Anoche tocaron los Madness y en el horizonte de brazos en alto que saltaban al son de A house in the middle of the street…, se veía la espada del Jedy y más allá ¡un par de muletas!. El cojo saltaba, enarbolándolas por sobre de la masa, convertida en un sólo coro.

Unos metros más allá, otra horda saltaba y bailaba al ritmo de la francesa Yelle; no pocos jugaban a los coches de choque en una pista emplazada en mitad de la Fira 2 con dj incluido que a ratos soltaba sonidos agobiantes como marcar papel de plata. Chiringuitos de frutas, crepes, bollos entre concierto y concierto y la sabia idea de tener a los Energy Control para que los que se quieran drogar, sepan qué se meten.

Los Justice, con su electrónica dura y pesada, con astutos samplers, sin mirar al público ni una sola vez y bajo su emblemática cruz, registraban a sus feligreses en una suerte de misa al revés (¿o al derecho?): un rito tremendo y agobiante con una multitud en trance.

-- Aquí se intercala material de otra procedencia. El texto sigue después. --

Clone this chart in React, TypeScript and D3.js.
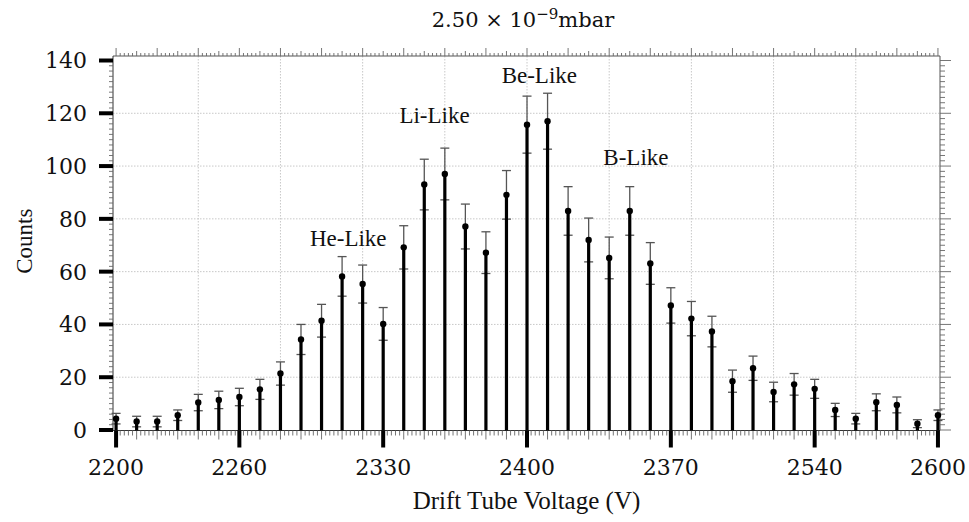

Igual a la que bailaba con Róisín Murphy en la plaza de al lado, que veía a una diva desplegando moda, talento y carisma.

Todos contentos, todos salidos y afuera del recinto, un despliegue de venta de camisetas, cervezas, cubatas, bistutería y bocatas que, de no ser por la experiencia que acabas de vivir, creerías que estás en las fiestas mayores de tu barrio.